Task requirements
Line by line, repeat the data below exactly, beginning at the first line and ending at the line with "W, H = 1080, 399". Omit pictures.

Records shown
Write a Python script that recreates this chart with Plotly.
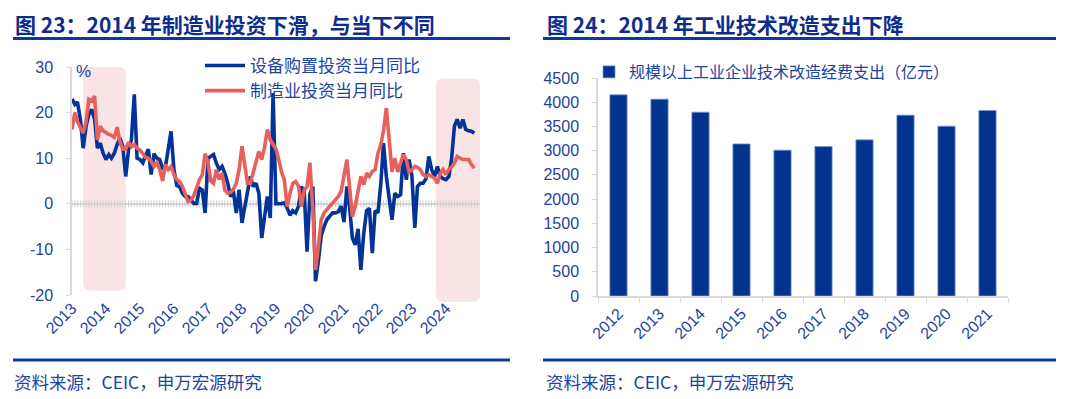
import pandas as pd
import plotly.graph_objects as go

W, H = 1080, 399

# ---------------- data: left chart (monthly, from 2013-01) ----------------
start_month = "2013-01-01"
equip_yoy = [
    23, 21.8, 22.3, 18.5, 12.2, 17, 19.6, 20.7, 18.5, 12.2, 13.3, 11.1,
    9.7, 10.8, 10, 11.1, 13, 14.4, 12.5, 6, 12, 14, 24, 10,
    9.7, 9, 10.5, 12, 6.4, 11, 10, 9.7, 7.8, 8, 12, 15.9,
    7.5, 4, 3.8, 2.3, 1.6, 1.6, 0.9, 0.1, 0.1, 3.4, 3, -2,
    10, 10.4, 10.8, 8.9, 7.5, 8.2, 6.7, 4.5, 1.6, 2.7, -2, 3.1,
    -4.2, -0.6, 2.3, 6, 3.8, 4.5, 2.3, -7.5, -2.8, 1.6, -3.1, 24.3,
    0, 0, 0, 0.2, -0.9, -2.5, -1.5, -2, -0.5, 3.8, 2.5, -10.5,
    2.2, 3.8, -17, -12.5, -7, -5, -3.5, -2.7, -2, -2, -1.7, -0.5,
    -4, 3.8, -0.5, -7.5, -9, -5.5, -14.5, -6.5, -1.5, -1, -10.8, -1.5,
    -2, 4.5, 13.3, 6, 1.6, -3.5, 2.3, 1.6, 2, 11.1, 5.3, 9.7,
    6, -5.3, 3.8, 4.5, 4.5, 5.5, 10.4, 7.5, 6, 8.2, 6, 5.5,
    5.3, 6, 9.7, 17, 18.5, 16.6, 18.5, 16.3, 16, 15.9, 15.5,
]
mfg_yoy = [
    16.3, 20, 18, 16.5, 15.5, 18, 22.9, 22.5, 23.6, 14, 17, 16,
    15.5, 15.2, 15, 14.6, 16.8, 13.5, 12, 12, 13.5, 12.5, 13, 12.2,
    11.8, 10.8, 10.2, 10, 9.3, 8.2, 9, 7.5, 5, 8.6, 7.5, 8.2,
    6.4, 5.3, 4.9, 3.8, 2.3, 0.5, 0.8, 1.8, 3.5, 5.3, 6.4, 11,
    9, 5, 4.5, 7.5, 5.3, 6.7, 3, 2.3, 2.5, 3.2, 4.5, 7.5,
    12.6, 8, 4.5, 4.5, 7, 9.3, 11.5, 9.7, 12.5, 16.3, 14, 13,
    12, 9.7, 7, 5.3, -0.6, 2.3, 4.5, 4.9, 3.8, -0.6, 3, 3.8,
    9, -1.3, -14.5, -9.4, -3.5, -2, -1.3, -0.6, 0.1, 0.9, 1.6, 2.7,
    6, 9.7, 3.8, -2.8, -0.6, 2.7, 6, 4.2, 6.7, 6, 7.1, 7.5,
    11.1, 13, 16, 21, 13, 7, 10, 7, 9, 10.8, 9.7, 7,
    7.5, 8.2, 8, 7.5, 6.4, 6, 6.4, 6, 5.6, 4.5, 6.7, 7.5,
    6.4, 7.5, 8, 8.9, 10.4, 10, 9.7, 9.7, 9.7, 8.6, 7.8,
]
series_names = ["设备购置投资当月同比", "制造业投资当月同比"]
year_labels = [str(y) for y in range(2013, 2025)]
left_ticks = [-20, -10, 0, 10, 20, 30]
left_tick_text = ["-20", "-10", "0", "10", "20", "30"]
shade_starts = ["2013-05-01", "2023-09-15"]
shade_ends = ["2014-08-01", "2025-01-01"]
shade_tops = [30, 27.5]
shade_bottoms = [-19, -21.5]

# ---------------- data: right chart ----------------
bar_years = [str(y) for y in range(2012, 2022)]
tech_spend = [4153, 4063, 3795, 3140, 3010, 3085, 3223, 3733, 3506, 3829]
bar_name = "规模以上工业企业技术改造经费支出（亿元）"

titles = ["图 23：2014 年制造业投资下滑，与当下不同", "图 24：2014 年工业技术改造支出下降"]
sources = ["资料来源：CEIC，申万宏源研究", "资料来源：CEIC，申万宏源研究"]

# ---------------- styles ----------------
NAVY = "#0d2d8c"
TXT = "#2143a0"
BLUE = "#043398"
RED = "#e8605c"
SHADE = "#f8e4e4"
GRID = "#d9d9d9"
FONT = "Liberation Sans, Noto Sans CJK SC, sans-serif"
CJK = "Noto Sans CJK SC, sans-serif"

# pixel layout
LX0, LX1, LYT, LYB = 72, 480, 67, 295
RX0, RX1, RYT, RYB = 598, 1008, 78, 296
x_start, x_end = pd.Timestamp("2013-01-01"), pd.Timestamp("2025-01-01")
y_min, y_max = -20, 30


def fx(px):
    return px / W


def fy(py):
    return 1 - py / H


def date_px(d):
    d = pd.Timestamp(d)
    return LX0 + (d - x_start) / (x_end - x_start) * (LX1 - LX0)


def val_py(v):
    return LYB - (v - y_min) / (y_max - y_min) * (LYB - LYT)


dates = pd.date_range(start_month, periods=len(equip_yoy), freq="MS")
tick_dates = pd.date_range("2013-01-01", periods=len(year_labels), freq="YS")
minor_dates = pd.date_range("2013-01-01", "2024-12-01", freq="MS")

fig = go.Figure()

# small month ticks on the zero line
fig.add_trace(go.Scatter(
    x=minor_dates, y=[0] * len(minor_dates), mode="markers",
    marker=dict(symbol="line-ns", size=5, line=dict(color="#cfcfcf", width=1)),
    hoverinfo="skip", showlegend=False, xaxis="x", yaxis="y"))

fig.add_trace(go.Scatter(
    x=dates, y=equip_yoy, mode="lines", name=series_names[0],
    line=dict(color=BLUE, width=3.6), xaxis="x", yaxis="y", legend="legend"))
fig.add_trace(go.Scatter(
    x=dates, y=mfg_yoy, mode="lines", name=series_names[1],
    line=dict(color=RED, width=3.6), xaxis="x", yaxis="y", legend="legend"))

fig.add_trace(go.Bar(
    x=bar_years, y=tech_spend, name=bar_name,
    marker=dict(color="#02338f", line=dict(color="#7f95cc", width=0.8)),
    xaxis="x2", yaxis="y2", legend="legend2"))

shapes = []
# shaded periods with rounded corners (paper coordinates)
for s, e, t, b in zip(shade_starts, shade_ends, shade_tops, shade_bottoms):
    x0, x1 = fx(date_px(s)), fx(date_px(e))
    yt, yb = fy(val_py(t)), fy(val_py(b))
    rx, ry = 7 / W, 7 / H
    path = (f"M {x0+rx},{yt} L {x1-rx},{yt} Q {x1},{yt} {x1},{yt-ry} "
            f"L {x1},{yb+ry} Q {x1},{yb} {x1-rx},{yb} L {x0+rx},{yb} "
            f"Q {x0},{yb} {x0},{yb+ry} L {x0},{yt-ry} Q {x0},{yt} {x0+rx},{yt} Z")
    shapes.append(dict(type="path", path=path, xref="paper", yref="paper",
                       fillcolor=SHADE, line=dict(width=0), layer="below"))

# title underline and bottom rule for each panel
for (a, b) in [(13, 510), (543, 1056)]:
    shapes.append(dict(type="line", xref="paper", yref="paper",
                       x0=fx(a), x1=fx(b), y0=fy(38.5), y1=fy(38.5),
                       line=dict(color="#0b3a9e", width=3)))
    shapes.append(dict(type="line", xref="paper", yref="paper",
                       x0=fx(a), x1=fx(b), y0=fy(360), y1=fy(360),
                       line=dict(color="#0b3a9e", width=3)))

annotations = []
for i, (xa) in enumerate([13, 545]):
    annotations.append(dict(text=f"<b>{titles[i]}</b>", x=fx(xa), y=fy(24),
                            xref="paper", yref="paper", xanchor="left", yanchor="middle",
                            showarrow=False, font=dict(family=CJK, size=21, color=NAVY)))
    annotations.append(dict(text=sources[i], x=fx(xa - 1), y=fy(381),
                            xref="paper", yref="paper", xanchor="left", yanchor="middle",
                            showarrow=False, font=dict(family=CJK, size=17.5, color=TXT)))
annotations.append(dict(text="%", x=fx(74), y=fy(71), xref="paper", yref="paper",
                        xanchor="left", yanchor="middle", showarrow=False,
                        font=dict(family=FONT, size=17, color=TXT)))

axis_font = dict(family=FONT, size=16, color=TXT)

fig.update_layout(
    width=W, height=H, autosize=False,
    margin=dict(l=0, r=0, t=0, b=0, pad=0, autoexpand=False),
    paper_bgcolor="white", plot_bgcolor="rgba(0,0,0,0)",
    showlegend=True,
    xaxis=dict(domain=[fx(LX0), fx(LX1)], type="date",
               range=[x_start, x_end], tickvals=tick_dates, ticktext=year_labels,
               tickangle=-45, tickfont=axis_font, showline=False, showgrid=False,
               zeroline=False, ticks="", anchor="y", automargin=False),
    yaxis=dict(domain=[fy(LYB), fy(LYT)], range=[y_min, y_max],
               tickvals=left_ticks, ticktext=left_tick_text,
               tickfont=axis_font, showline=True, linecolor=GRID, linewidth=1.5,
               ticks="outside", ticklen=4, tickcolor=GRID, showgrid=False,
               zeroline=True, zerolinecolor="#d4d4d4", zerolinewidth=2,
               ticklabelstandoff=10, anchor="x", automargin=False),
    xaxis2=dict(domain=[fx(RX0), fx(RX1)], type="category", tickangle=-45,
                tickfont=axis_font, showline=True, linecolor=GRID, linewidth=2,
                ticks="outside", tickson="boundaries", ticklen=5, tickcolor=GRID,
                showgrid=False, anchor="y2", automargin=False),
    yaxis2=dict(domain=[fy(RYB), fy(RYT)], range=[0, 4500], dtick=500,
                tickfont=axis_font, showline=True, linecolor=GRID, linewidth=1.5,
                ticks="outside", ticklen=4, tickcolor=GRID, showgrid=False,
                zeroline=False, ticklabelstandoff=10, anchor="x2", automargin=False),
    bargap=0.58,
    legend=dict(x=fx(200), y=fy(48), xanchor="left", yanchor="top",
                bgcolor="rgba(0,0,0,0)", font=dict(family=CJK, size=17, color=TXT),
                itemwidth=40, tracegroupgap=0),
    legend2=dict(x=fx(589), y=fy(55), xanchor="left", yanchor="top",
                 bgcolor="rgba(0,0,0,0)", font=dict(family=CJK, size=16, color=TXT),
                 itemwidth=30),
    shapes=shapes,
    annotations=annotations,
)

fig.write_html(
    "out.html",
    config={"displayModeBar": False},
    post_script="document.body.style.margin='0';document.body.style.overflow='hidden';",
)
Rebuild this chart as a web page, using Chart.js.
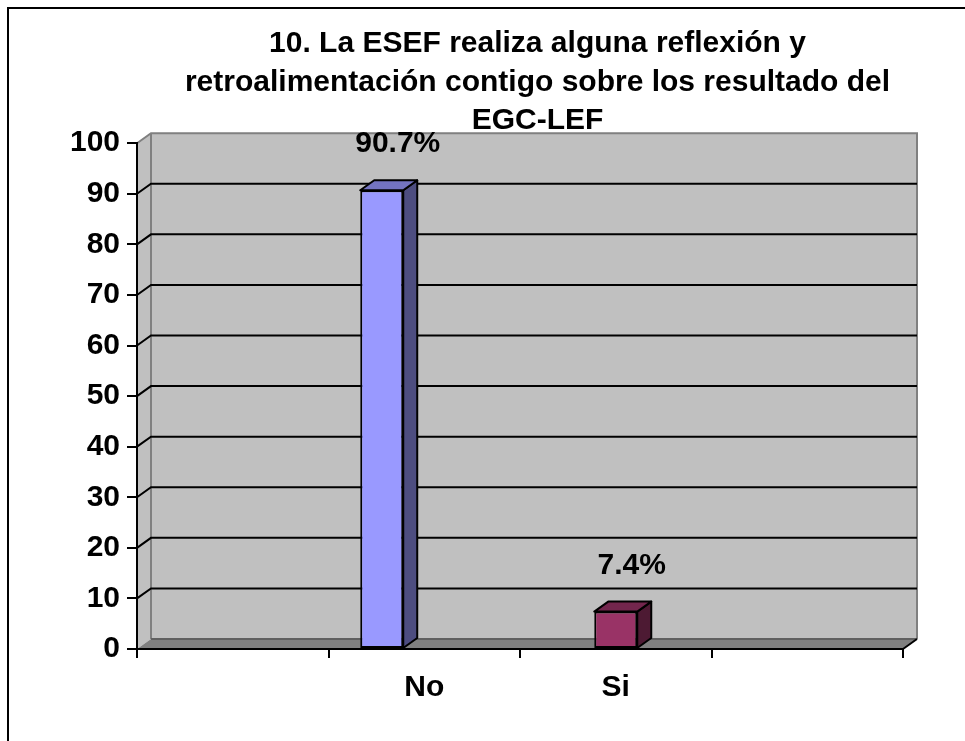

Correct result
Write a Python script that recreates this chart with Plotly.
import pandas as pd
import plotly.graph_objects as go

W, H = 1080, 399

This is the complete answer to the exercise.